CONCLUSIONE PO-ETICA
Leggendo dietro e sotto lo strato di ghiaccio che da millenni ricopre il mondo, e parafrasando Hakim Bey, scopriamo tracce di una fiera dottrina, quella che si potrebbe definire “una Poetica dell’Altro”. La relazione con l’Altro non può essere limitata da alcuna idea o istituzione. Eppure, chiaramente per quanto paradossalmente, l’Unico-che-io-sono dipende dall’Altro per la sua pienezza e tale pienezza non può, non sarà mai realizzata in alcun amaro isolamento. Gli esempi di “bambini lupi” o enfants sauvages suggeriscono che un infante deprivato della compagnia umana per troppo tempo non giungerà mai alla conscia umanità, non arriverà mai al linguaggio. Il Bambino Selvaggio ci offre una metafora preziosa per l’Unico, e allo stesso tempo segna il punto preciso in cui l’Unico e l’Altro si incontrano, crescono insieme, raggiungono tutto ciò di cui sono capaci, e che prima di tale incontro non sanno. L’Altro rispecchia il Sé, l’Altro è il nostro testimone, l’Altro completa il Sé. L’Altro ci dà la chiave per la percezione dell’unità-di-essere. Quando parliamo di essere e coscienza indichiamo il Sé, quando parliamo di gioia implichiamo l’’Altro.

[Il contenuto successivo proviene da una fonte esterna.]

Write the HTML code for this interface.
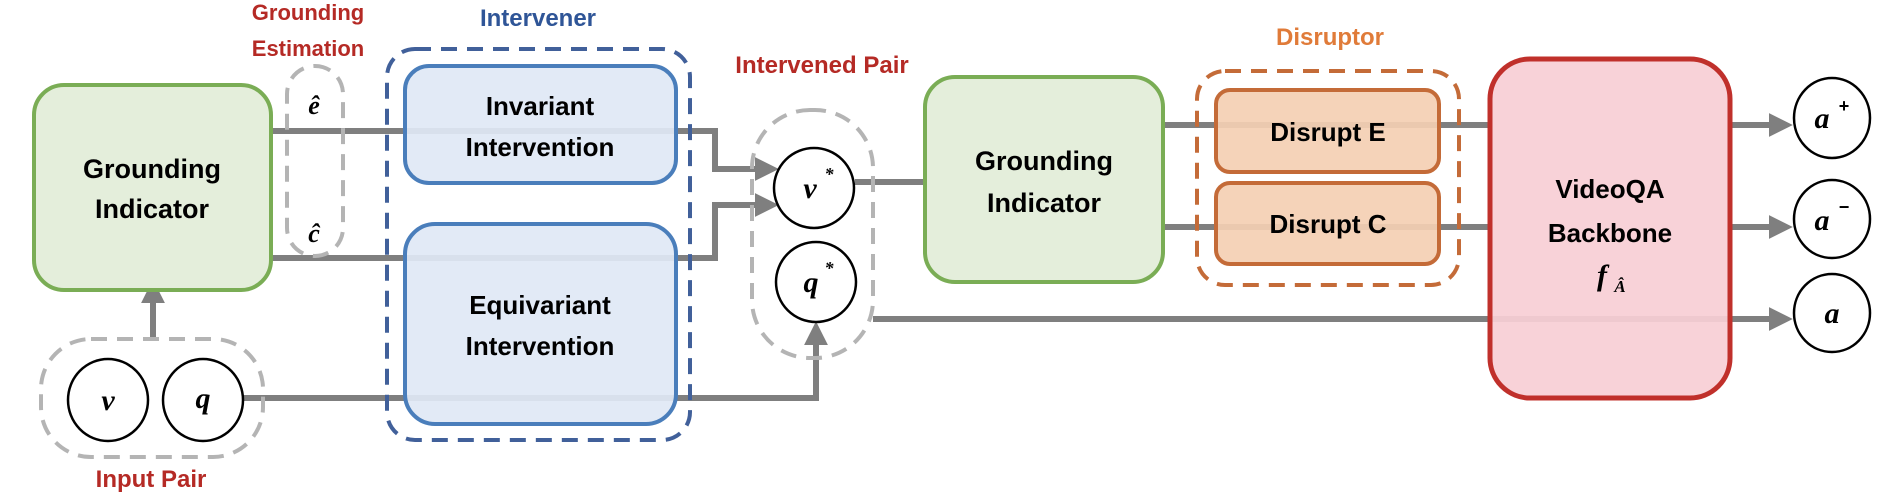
<!DOCTYPE html>
<html><head><meta charset="utf-8"><style>
html,body{margin:0;padding:0;background:#fff;}
svg{display:block;}
.t{font-family:"Liberation Sans",sans-serif;font-weight:bold;text-anchor:middle;}
.m{font-family:"Liberation Serif",serif;font-weight:bold;font-style:italic;text-anchor:middle;}
</style></head><body>
<svg width="1896" height="496" viewBox="0 0 1896 496" xmlns="http://www.w3.org/2000/svg">
<defs>
<marker id="ah" markerWidth="4" markerHeight="4" refX="2.2" refY="2" orient="auto" markerUnits="strokeWidth">
<path d="M0,0 L4,2 L0,4 Z" fill="#7f7f7f"/></marker>
</defs>
<g stroke="#7f7f7f" stroke-width="6" fill="none">
<!-- e line -->
<polyline points="271,131 715,131 715,169 768,169" marker-end="url(#ah)"/>
<!-- c line -->
<polyline points="271,258 715,258 715,205 768,205" marker-end="url(#ah)"/>
<!-- q line -->
<polyline points="243,398 816,398 816,332" marker-end="url(#ah)"/>
<!-- up arrow -->
<line x1="153" y1="339" x2="153" y2="290" marker-end="url(#ah)"/>
<!-- v* to GI2 -->
<line x1="855" y1="182" x2="925" y2="182"/>
<!-- GI2 to VideoQA -->
<line x1="1163" y1="125" x2="1490" y2="125"/>
<line x1="1163" y1="227" x2="1490" y2="227"/>
<!-- outputs -->
<polyline points="873,319 1782,319" marker-end="url(#ah)"/>
<line x1="1730" y1="125" x2="1782" y2="125" marker-end="url(#ah)"/>
<line x1="1730" y1="227" x2="1782" y2="227" marker-end="url(#ah)"/>
</g>
<!-- Grounding Estimation pill -->
<rect x="287" y="66" width="56" height="190" rx="28" fill="none" stroke="#b4b4b4" stroke-width="4" stroke-dasharray="16,10"/>
<!-- Intervener -->
<rect x="387" y="49" width="303" height="391" rx="28" fill="none" stroke="#41609a" stroke-width="4" stroke-dasharray="16,10"/>
<!-- GI1 -->
<rect x="34" y="85" width="237" height="205" rx="30" fill="#e4eedb" stroke="#7aad55" stroke-width="4"/>
<text class="t" x="152" y="178" font-size="27">Grounding</text>
<text class="t" x="152" y="218" font-size="27">Indicator</text>
<!-- Invariant -->
<rect x="405" y="66" width="271" height="117" rx="24" fill="#dfe8f5" fill-opacity="0.92" stroke="#4a7ebb" stroke-width="4"/>
<text class="t" x="540" y="115" font-size="26">Invariant</text>
<text class="t" x="540" y="156" font-size="26">Intervention</text>
<!-- Equivariant -->
<rect x="405" y="224" width="271" height="200" rx="30" fill="#dfe8f5" fill-opacity="0.92" stroke="#4a7ebb" stroke-width="4"/>
<text class="t" x="540" y="314" font-size="26">Equivariant</text>
<text class="t" x="540" y="355" font-size="26">Intervention</text>
<text class="m" x="314" y="114" font-size="26">ê</text>
<text class="m" x="314" y="242" font-size="26">ĉ</text>
<!-- labels -->
<text class="t" x="308" y="20" font-size="22" fill="#b52a25">Grounding</text>
<text class="t" x="308" y="56" font-size="22" fill="#b52a25">Estimation</text>
<text class="t" x="538" y="26" font-size="24" fill="#2f5597">Intervener</text>
<text class="t" x="822" y="73" font-size="24" fill="#b52a25">Intervened Pair</text>
<text class="t" x="151" y="487" font-size="24" fill="#b52a25">Input Pair</text>
<text class="t" x="1330" y="45" font-size="24" fill="#e07b39">Disruptor</text>
<!-- Input pair -->
<rect x="41" y="339" width="222" height="118" rx="50" fill="none" stroke="#b4b4b4" stroke-width="4" stroke-dasharray="16,10"/>
<ellipse cx="108" cy="400" rx="40" ry="41" fill="#fff" stroke="#000" stroke-width="2.5"/>
<ellipse cx="203" cy="400" rx="40" ry="41" fill="#fff" stroke="#000" stroke-width="2.5"/>
<text class="m" x="108" y="410" font-size="30">v</text>
<text class="m" x="203" y="408" font-size="30">q</text>
<!-- Intervened pair -->
<rect x="752" y="110" width="121" height="248" rx="58" fill="none" stroke="#b4b4b4" stroke-width="4" stroke-dasharray="16,10"/>
<circle cx="814" cy="188" r="40" fill="#fff" stroke="#000" stroke-width="2.5"/>
<circle cx="816" cy="282" r="40" fill="#fff" stroke="#000" stroke-width="2.5"/>
<text class="m" x="810" y="198" font-size="30">v</text><text class="m" x="829" y="180" font-size="18">*</text>
<text class="m" x="811" y="292" font-size="30">q</text><text class="m" x="829" y="274" font-size="18">*</text>
<!-- GI2 -->
<rect x="925" y="77" width="238" height="205" rx="30" fill="#e4eedb" stroke="#7aad55" stroke-width="4"/>
<text class="t" x="1044" y="170" font-size="27">Grounding</text>
<text class="t" x="1044" y="212" font-size="27">Indicator</text>
<!-- Disruptor -->
<rect x="1197" y="71" width="262" height="214" rx="28" fill="none" stroke="#c46b38" stroke-width="4" stroke-dasharray="16,10"/>
<rect x="1216" y="90" width="223" height="82" rx="14" fill="#f4cfb3" fill-opacity="0.92" stroke="#c46b38" stroke-width="4"/>
<rect x="1216" y="183" width="223" height="81" rx="14" fill="#f4cfb3" fill-opacity="0.92" stroke="#c46b38" stroke-width="4"/>
<text class="t" x="1328" y="141" font-size="26">Disrupt E</text>
<text class="t" x="1328" y="233" font-size="26">Disrupt C</text>
<!-- VideoQA -->
<rect x="1490" y="59" width="240" height="339" rx="40" fill="#f8cfd5" fill-opacity="0.93" stroke="#c0302b" stroke-width="5"/>
<text class="t" x="1610" y="198" font-size="26">VideoQA</text>
<text class="t" x="1610" y="242" font-size="26">Backbone</text>
<text class="m" x="1602" y="285" font-size="30">f</text>
<text class="m" x="1620" y="292" font-size="17">Â</text>
<!-- outputs -->
<ellipse cx="1832" cy="118" rx="38" ry="40" fill="#fff" stroke="#000" stroke-width="2.5"/>
<ellipse cx="1832" cy="219" rx="38" ry="39" fill="#fff" stroke="#000" stroke-width="2.5"/>
<ellipse cx="1832" cy="313" rx="38" ry="39" fill="#fff" stroke="#000" stroke-width="2.5"/>
<text class="m" x="1822" y="128" font-size="30">a</text><text class="t" x="1844" y="112" font-size="18" font-weight="normal">+</text>
<text class="m" x="1822" y="230" font-size="30">a</text><text class="t" x="1844" y="213" font-size="18" font-weight="normal">−</text>
<text class="m" x="1832" y="323" font-size="30">a</text>
</svg>
</body></html>
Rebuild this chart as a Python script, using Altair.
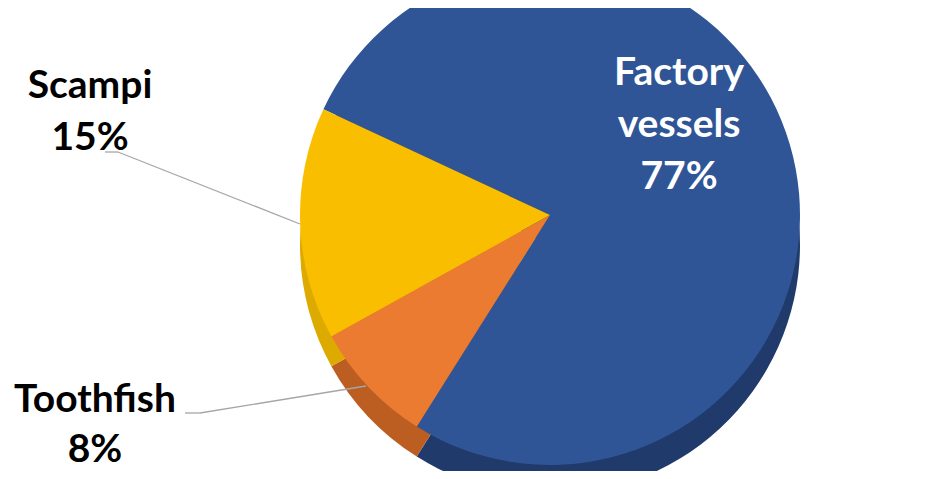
import math
import altair as alt
import pandas as pd

categories = ["Factory vessels", "Toothfish", "Scampi"]
shares = [77, 8, 15]
label_names = ["Factory\nvessels", "Toothfish", "Scampi"]
top_colors = ["#2F5597", "#EB7B31", "#F9BE00"]
side_colors = ["#1F3A6B", "#BC5E22", "#DDAA00"]

df = pd.DataFrame({
    "category": categories,
    "share": shares,
    "order": list(range(len(categories))),
    "label": [f"{n}\n{s}%" for n, s in zip(label_names, shares)],
})

start = math.radians(-65)
theta_scale = alt.Scale(range=[start, start + 2 * math.pi])

CX, CY, R, T = 542, 207, 250, 30

base = alt.Chart(df).encode(
    theta=alt.Theta("share:Q", stack=True, scale=theta_scale),
    order=alt.Order("order:Q"),
)

side = base.mark_arc(radius=R, stroke=None).encode(
    color=alt.Color("category:N", scale=alt.Scale(domain=categories, range=side_colors), legend=None),
    x=alt.value(CX), y=alt.value(CY + T),
)
top = base.mark_arc(radius=R, stroke=None).encode(
    color=alt.Color("category:N", scale=alt.Scale(domain=categories, range=top_colors), legend=None),
    x=alt.value(CX), y=alt.value(CY),
)

FONT = "Lato"

def label(cat, x, y, color, lh=52):
    return alt.Chart(df).transform_filter(alt.datum.category == cat).mark_text(
        font=FONT, fontWeight="bold", fontSize=39, lineBreak="\n", lineHeight=lh,
        align="center", baseline="alphabetic", color=color,
    ).encode(text="label:N", x=alt.value(x), y=alt.value(y))

def seg(cat, x1, y1, x2, y2):
    return alt.Chart(df).transform_filter(alt.datum.category == cat).mark_rule(
        color="#A6A6A6", strokeWidth=1.3
    ).encode(x=alt.value(x1), y=alt.value(y1), x2=alt.value(x2), y2=alt.value(y2))

layers = [
    side, top,
    label("Factory vessels", 671, 77, "white"),
    label("Scampi", 82, 90, "black"),
    label("Toothfish", 87, 404, "black", lh=50),
    seg("Scampi", 97, 144, 110, 144),
    seg("Scampi", 110, 144, 292, 216),
    seg("Toothfish", 177, 405, 192, 405),
    seg("Toothfish", 192, 405, 358, 378),
]

chart = alt.layer(*layers).resolve_scale(color="independent").properties(
    width=934, height=463, padding=0, autosize=alt.AutoSizeParams(type="none")
).configure_view(stroke=None)

chart.save("out.html", embed_options={"renderer": "svg", "actions": False})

L’’acquisizione del linguaggio cade sotto il segno di Eros, tutta la comunicazione è essenzialmente erotica. Dante e Avicenna affermano che l’’Amore muove anche le stelle e i pianeti nei loro tragitti, i Veda e la Teogonia di Esiodo proclamano l’’Amore il primo dio nato dopo il Caos. Affetti, affinità, percezioni estetiche, creazioni meravigliose, convivialità – tutte le più preziose ricchezze dell’’Unico sorgono dalla congiunzione del Sé e dell’’Altro nella costellazione del Desiderio.